§ PROBLEM: Print the listing from its top line through the line containing "const fitNorm1 = -8.94, fitNorm2", nothing more, and leave out the pictures.

§ SOURCE EXCERPT:
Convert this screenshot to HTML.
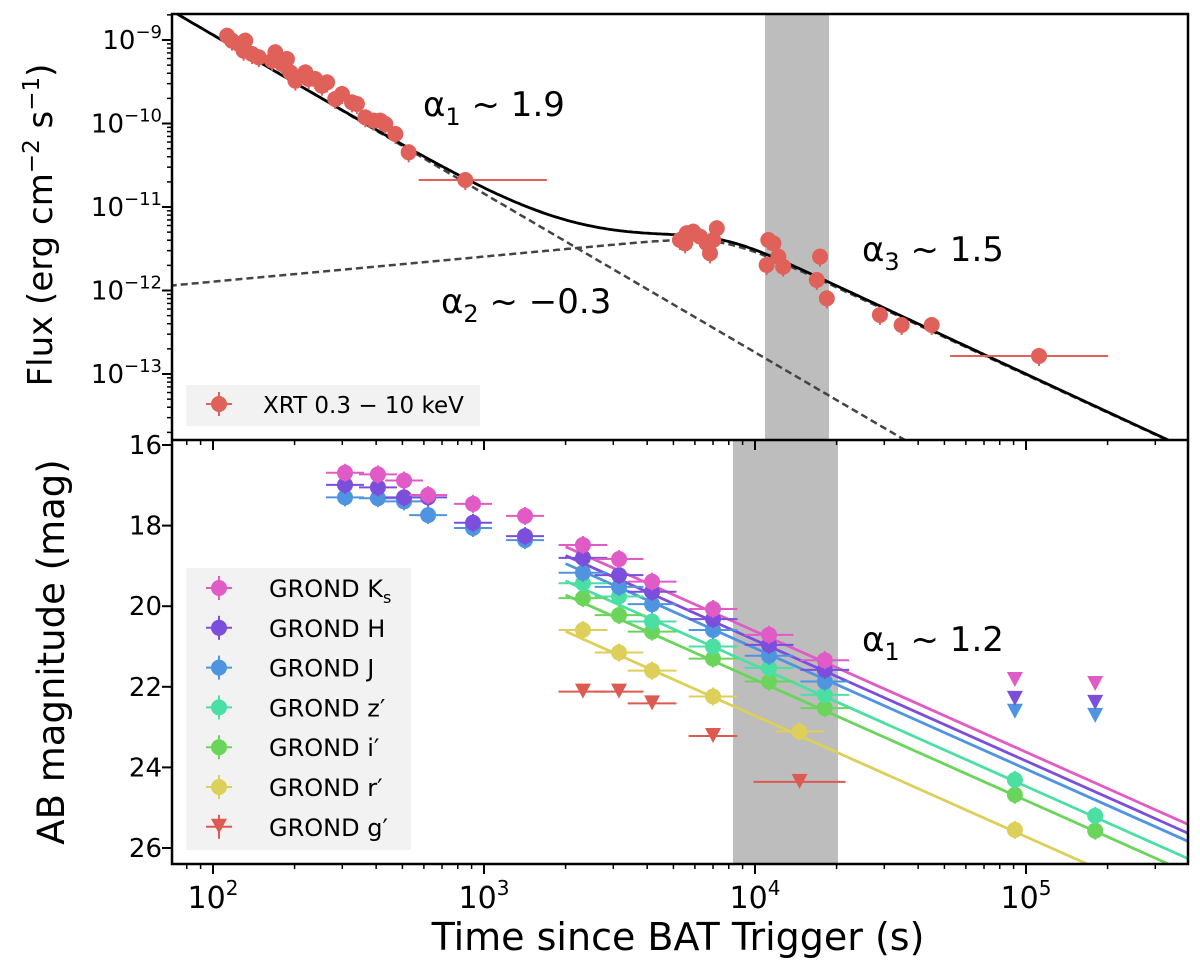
<!DOCTYPE html>
<html><head><meta charset="utf-8"><style>
body{margin:0;background:#fff}
svg{display:block;font-family:"DejaVu Sans","Liberation Sans",sans-serif}
</style></head><body>
<svg id="chart" width="1200" height="966" viewBox="0 0 1200 966"></svg>
<script>
// ---- data ----
const xrtLogT = [2.052,2.070,2.095,2.119,2.113,2.144,2.169,2.218,2.230,2.255,2.273,2.285,2.304,2.341,2.353,2.377,2.402,2.421,2.451,2.476,2.513,2.531,2.562,2.593,2.617,2.636,2.673,2.722,2.931,3.723,3.748,3.772,3.797,3.822,3.834,3.859,3.846,3.742,4.049,4.068,4.043,4.086,4.104,4.240,4.228,4.265,4.461,4.541,4.652,5.048];
const xrtLogF = [-8.949,-9.008,-9.048,-9.008,-9.128,-9.168,-9.207,-9.248,-9.147,-9.287,-9.228,-9.387,-9.487,-9.387,-9.467,-9.467,-9.547,-9.507,-9.707,-9.647,-9.747,-9.766,-9.926,-9.966,-9.966,-10.006,-10.126,-10.345,-10.677,-11.395,-11.315,-11.295,-11.355,-11.435,-11.555,-11.255,-11.395,-11.435,-11.395,-11.435,-11.695,-11.595,-11.715,-11.595,-11.874,-12.094,-12.293,-12.413,-12.413,-12.784];
const xrtXErrLo = {28:2.759, 49:4.720};
const xrtXErrHi = {28:3.232, 49:5.303};
const fitAlpha1 = 1.9, fitAlpha2 = -0.3, fitAlpha3 = 1.5;
const fitNorm1 = -8.94, fitNorm2 = -11.33, fitLogBreak = 3.88;

const gTimes = [307,406,507,622,911,1417,2318,3150,4170,7000,11270,18100];
const magKs = [16.69,16.73,16.88,17.24,17.46,17.76,18.48,18.83,19.39,20.07,20.71,21.34];
const magH  = [16.99,17.05,17.30,17.30,17.93,18.26,18.80,19.23,19.64,20.32,20.96,21.58];
const magJ  = [17.30,17.32,17.40,17.74,18.06,18.36,19.17,19.52,19.95,20.59,21.23,21.87];
const lateTimes = [91000,180000];
const limKs = [21.83,21.93], limH = [22.30,22.40], limJ = [22.62,22.72];
const zTimes = [2318,3150,4170,7000,11270,18100,91000,180000];
const magZ = [19.43,19.76,20.38,21.00,21.53,22.20,24.31,25.20];
const magI = [19.80,20.22,20.63,21.30,21.87,22.53,24.68,25.57];
const rTimes = [2318,3150,4170,7000,14600,91000];
const magR = [20.59,21.15,21.60,22.24,23.11,25.55];
const gLimTimes = [2318,3150,4170,7000,14600];
const limG = [22.12,22.12,22.41,23.22,24.36];
const lineOffsets = {Ks:0,H:0.22,J:0.42,z:0.85,i:1.2,r:2.1};
const lineMag0 = 20.62; // K line at t=1e4
const alphaOpt = 1.2;
const xTicks = [2,3,4,5];
const topTicks = [-9,-10,-11,-12,-13];
const botTicks = [16,18,20,22,24,26];

// ---- scales ----
const X0=172,X1=1188,T0=14,TB=440,B1=864;
const xS = lt => 484 + (lt-3)*271;
const yT = lf => 40 + (-9-lf)*83.5;
const yB = m => 445 + (m-16)*40.3;
const NS='http://www.w3.org/2000/svg';
const svg=document.getElementById('chart');
function el(tag,attrs,parent){const e=document.createElementNS(NS,tag);for(const k in attrs)e.setAttribute(k,attrs[k]);(parent||svg).appendChild(e);return e;}
const col={Ks:'#e05bc6',H:'#7b4fdc',J:'#4f94e0',z:'#4bdfa4',i:'#6bd55b',r:'#dccf5a',g:'#dc5a4f',x:'#e0605a'};

const defs=el('defs',{});
const c1=el('clipPath',{id:'ct'},defs); el('rect',{x:X0,y:T0,width:X1-X0,height:TB-T0},c1);
const c2=el('clipPath',{id:'cb'},defs); el('rect',{x:X0,y:TB,width:X1-X0,height:B1-TB},c2);

// ---- top panel ----
const gt=el('g',{'clip-path':'url(#ct)'});


const band1=el('rect',{x:765,y:T0,width:64,height:TB-T0,fill:'#bdbdbd'},gt);


function pl1(lt){return fitNorm1-fitAlpha1*(lt-2);}
function pl2(lt){const s=3,r=Math.pow(10,lt-fitLogBreak);return fitNorm2+Math.log10(Math.pow(Math.pow(r,s*fitAlpha2)+Math.pow(r,s*fitAlpha3),-1/s));}
let d1='',d2='',d3='';
for(let lt=1.8;lt<=5.65;lt+=0.01){const a=pl1(lt),b=pl2(lt),c=Math.log10(Math.pow(10,a)+Math.pow(10,b));
 d1+=(d1?'L':'M')+xS(lt).toFixed(1)+','+yT(a).toFixed(1);d2+=(d2?'L':'M')+xS(lt).toFixed(1)+','+yT(b).toFixed(1);d3+=(d3?'L':'M')+xS(lt).toFixed(1)+','+yT(c).toFixed(1);}
const p1=el('path',{d:d1,fill:'none',stroke:'#444',"stroke-width":2.5,"stroke-dasharray":'7,4'},gt);


const p2=el('path',{d:d2,fill:'none',stroke:'#444',"stroke-width":2.5,"stroke-dasharray":'7,4'},gt);


const p3=el('path',{d:d3,fill:'none',stroke:'#000',"stroke-width":2.8},gt);


xrtLogT.forEach((lt,k)=>{const x=xS(lt),y=yT(xrtLogF[k]);
 if(xrtXErrLo[k]!==undefined){el('line',{x1:xS(xrtXErrLo[k]),x2:xS(xrtXErrHi[k]),y1:y,y2:y,stroke:col.x,"stroke-width":2},gt);}
 el('line',{x1:x,x2:x,y1:y-8,y2:y+10,stroke:col.x,"stroke-width":2},gt);
 const c=el('circle',{cx:x,cy:y,r:8,fill:col.x},gt);
 
 });

// ---- bottom panel ----
const gb=el('g',{'clip-path':'url(#cb)'});


const band2=el('rect',{x:733,y:TB,width:105,height:B1-TB,fill:'#bdbdbd'},gb);


['r','i','z','J','H','Ks'].forEach(b=>{const m=lt=>lineMag0+lineOffsets[b]+2.5*alphaOpt*(lt-4);
 const ln=el('line',{x1:xS(Math.log10(2000)),y1:yB(m(Math.log10(2000))),x2:xS(5.65),y2:yB(m(5.65)),stroke:col[b],"stroke-width":2.8},gb);
 
 });
function pts(times,mags,c,name){times.forEach((t,k)=>{const lt=Math.log10(t),x=xS(lt),y=yB(mags[k]);
 const w=lt<3.3?0.07:(lt>4.7?0:0.09);
 if(w>0)el('line',{x1:xS(lt-w),x2:xS(lt+w),y1:y,y2:y,stroke:c,"stroke-width":2},gb);
 el('line',{x1:x,x2:x,y1:y-9,y2:y+9,stroke:c,"stroke-width":2},gb);
 const p=el('circle',{cx:x,cy:y,r:8,fill:c},gb);
 
 });}
function lims(times,mags,c,name,xerr){times.forEach((t,k)=>{const lt=Math.log10(t),x=xS(lt),y=yB(mags[k]);
 if(xerr)el('line',{x1:xS(lt-(lt>4?0.17:0.09)),x2:xS(lt+(lt>4?0.17:0.09)),y1:y,y2:y,stroke:c,"stroke-width":2},gb);
 const p=el('path',{d:`M${x-8},${y-8}L${x+8},${y-8}L${x},${y+7}Z`,fill:c},gb);
 
 });}
pts(rTimes,magR,col.r,'r-band');
pts(zTimes,magI,col.i,'i-band');
pts(zTimes,magZ,col.z,'z-band');
pts(gTimes,magJ,col.J,'j-band');
pts(gTimes,magH,col.H,'h-band');
pts(gTimes,magKs,col.Ks,'ks-band');
lims(lateTimes,limJ,col.J,'j-band');
lims(lateTimes,limH,col.H,'h-band');
lims(lateTimes,limKs,col.Ks,'ks-band');
lims(gLimTimes,limG,col.g,'g-band',true);

// ---- axes frames & ticks ----
el('rect',{x:X0,y:T0,width:X1-X0,height:B1-T0,fill:'none',stroke:'#000',"stroke-width":2.5});
el('line',{x1:X0,x2:X1,y1:TB,y2:TB,stroke:'#000',"stroke-width":2.5});
const ax=el('g',{stroke:'#000'});
for(let d=1;d<=5;d++)for(let m=1;m<10;m++){const lt=d+Math.log10(m);const x=xS(lt);if(x<X0||x>X1)continue;
 const L=m==1?10:5;
 el('line',{x1:x,x2:x,y1:B1,y2:B1+L,"stroke-width":m==1?2:1.5},ax);
 el('line',{x1:x,x2:x,y1:TB,y2:TB+L,"stroke-width":m==1?2:1.5},ax);}
for(let d=-14;d<=-8;d++)for(let m=1;m<10;m++){const lf=d+Math.log10(m);const y=yT(lf);if(y<T0||y>TB)continue;
 el('line',{x1:X0,x2:X0-(m==1?10:5),y1:y,y2:y,"stroke-width":m==1?2:1.5},ax);}
botTicks.forEach(v=>el('line',{x1:X0,x2:X0-10,y1:yB(v),y2:yB(v),"stroke-width":2},ax));

function txt(x,y,s,size,anchor,name){const t=el('text',{x:x,y:y,'font-size':size,'text-anchor':anchor||'start',fill:'#000'});t.innerHTML=s;
 
 return t;}
xTicks.forEach(d=>txt(xS(d),908,`10<tspan dy="-13" font-size="20">${d}</tspan>`,30,'middle','x-tick-label'));
topTicks.forEach(d=>txt(162,yT(d)+9,`10<tspan dy="-11" font-size="18">−${-d}</tspan>`,26,'end','y-tick-label-top'));
botTicks.forEach(v=>txt(162,yB(v)+9,String(v),26,'end','y-tick-label-bottom'));

txt(678,950,'Time since BAT Trigger (s)',38,'middle','x-axis-title');
const yt1=txt(0,0,'Flux (erg cm<tspan dy="-13" font-size="23">−2</tspan><tspan dy="13"> s</tspan><tspan dy="-13" font-size="23">−1</tspan><tspan dy="13">)</tspan>',34,'middle','y-axis-title-flux');
yt1.setAttribute('transform','translate(52,225) rotate(-90)');
const yt2=txt(0,0,'AB magnitude (mag)',37,'middle','y-axis-title-magnitude');
yt2.setAttribute('transform','translate(64,652) rotate(-90)');

txt(423,116,'α<tspan dy="9" font-size="24">1</tspan><tspan dy="-9"> ~ 1.9</tspan>',34,'start','alpha1-annotation');
txt(441,313,'α<tspan dy="9" font-size="24">2</tspan><tspan dy="-9"> ~ −0.3</tspan>',34,'start','alpha2-annotation');
txt(862,261,'α<tspan dy="9" font-size="24">3</tspan><tspan dy="-9"> ~ 1.5</tspan>',34,'start','alpha3-annotation');
txt(862,651,'α<tspan dy="9" font-size="24">1</tspan><tspan dy="-9"> ~ 1.2</tspan>',34,'start','alpha-optical-annotation');

// legends
const lg1=el('g',{});


el('rect',{x:186,y:385,width:294,height:41,fill:'#f2f2f2'},lg1);
el('line',{x1:206,x2:232,y1:404,y2:404,stroke:col.x,"stroke-width":2},lg1);
el('line',{x1:219,x2:219,y1:392,y2:416,stroke:col.x,"stroke-width":2},lg1);
el('circle',{cx:219,cy:404,r:8,fill:col.x},lg1);
txt(263,413,'XRT 0.3 − 10 keV',23,'start','xrt-legend-label');

const lg2=el('g',{});


el('rect',{x:186,y:568,width:225,height:282,fill:'#f2f2f2'},lg2);
const legBands=['Ks','H','J','z','i','r','g'];
const legLabels=['GROND K<tspan dy="6" font-size="16">s</tspan>','GROND H','GROND J','GROND z′','GROND i′','GROND r′','GROND g′'];
legBands.forEach((b,k)=>{const y=588+k*39.8;const c=col[b];
 el('line',{x1:206,x2:232,y1:y,y2:y,stroke:c,"stroke-width":2},lg2);
 el('line',{x1:219,x2:219,y1:y-12,y2:y+12,stroke:c,"stroke-width":2},lg2);
 if(b==='g')el('path',{d:`M211,${y-8}L227,${y-8}L219,${y+7}Z`,fill:c},lg2);
 else el('circle',{cx:219,cy:y,r:8,fill:c},lg2);
 txt(269,y+9,legLabels[k],24,'start','legend-entry-'+b.toLowerCase());});
</script>
</body></html>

§ EXERCISE RESULT:
Convert this screenshot to HTML.
<!DOCTYPE html>
<html><head><meta charset="utf-8"><style>
body{margin:0;background:#fff}
svg{display:block;font-family:"DejaVu Sans","Liberation Sans",sans-serif}
</style></head><body>
<svg id="chart" width="1200" height="966" viewBox="0 0 1200 966"></svg>
<script>
// ---- data ----
const xrtLogT = [2.052,2.070,2.095,2.119,2.113,2.144,2.169,2.218,2.230,2.255,2.273,2.285,2.304,2.341,2.353,2.377,2.402,2.421,2.451,2.476,2.513,2.531,2.562,2.593,2.617,2.636,2.673,2.722,2.931,3.723,3.748,3.772,3.797,3.822,3.834,3.859,3.846,3.742,4.049,4.068,4.043,4.086,4.104,4.240,4.228,4.265,4.461,4.541,4.652,5.048];
const xrtLogF = [-8.949,-9.008,-9.048,-9.008,-9.128,-9.168,-9.207,-9.248,-9.147,-9.287,-9.228,-9.387,-9.487,-9.387,-9.467,-9.467,-9.547,-9.507,-9.707,-9.647,-9.747,-9.766,-9.926,-9.966,-9.966,-10.006,-10.126,-10.345,-10.677,-11.395,-11.315,-11.295,-11.355,-11.435,-11.555,-11.255,-11.395,-11.435,-11.395,-11.435,-11.695,-11.595,-11.715,-11.595,-11.874,-12.094,-12.293,-12.413,-12.413,-12.784];
const xrtXErrLo = {28:2.759, 49:4.720};
const xrtXErrHi = {28:3.232, 49:5.303};
const fitAlpha1 = 1.9, fitAlpha2 = -0.3, fitAlpha3 = 1.5;
const fitNorm1 = -8.94, fitNorm2 = -11.33, fitLogBreak = 3.88;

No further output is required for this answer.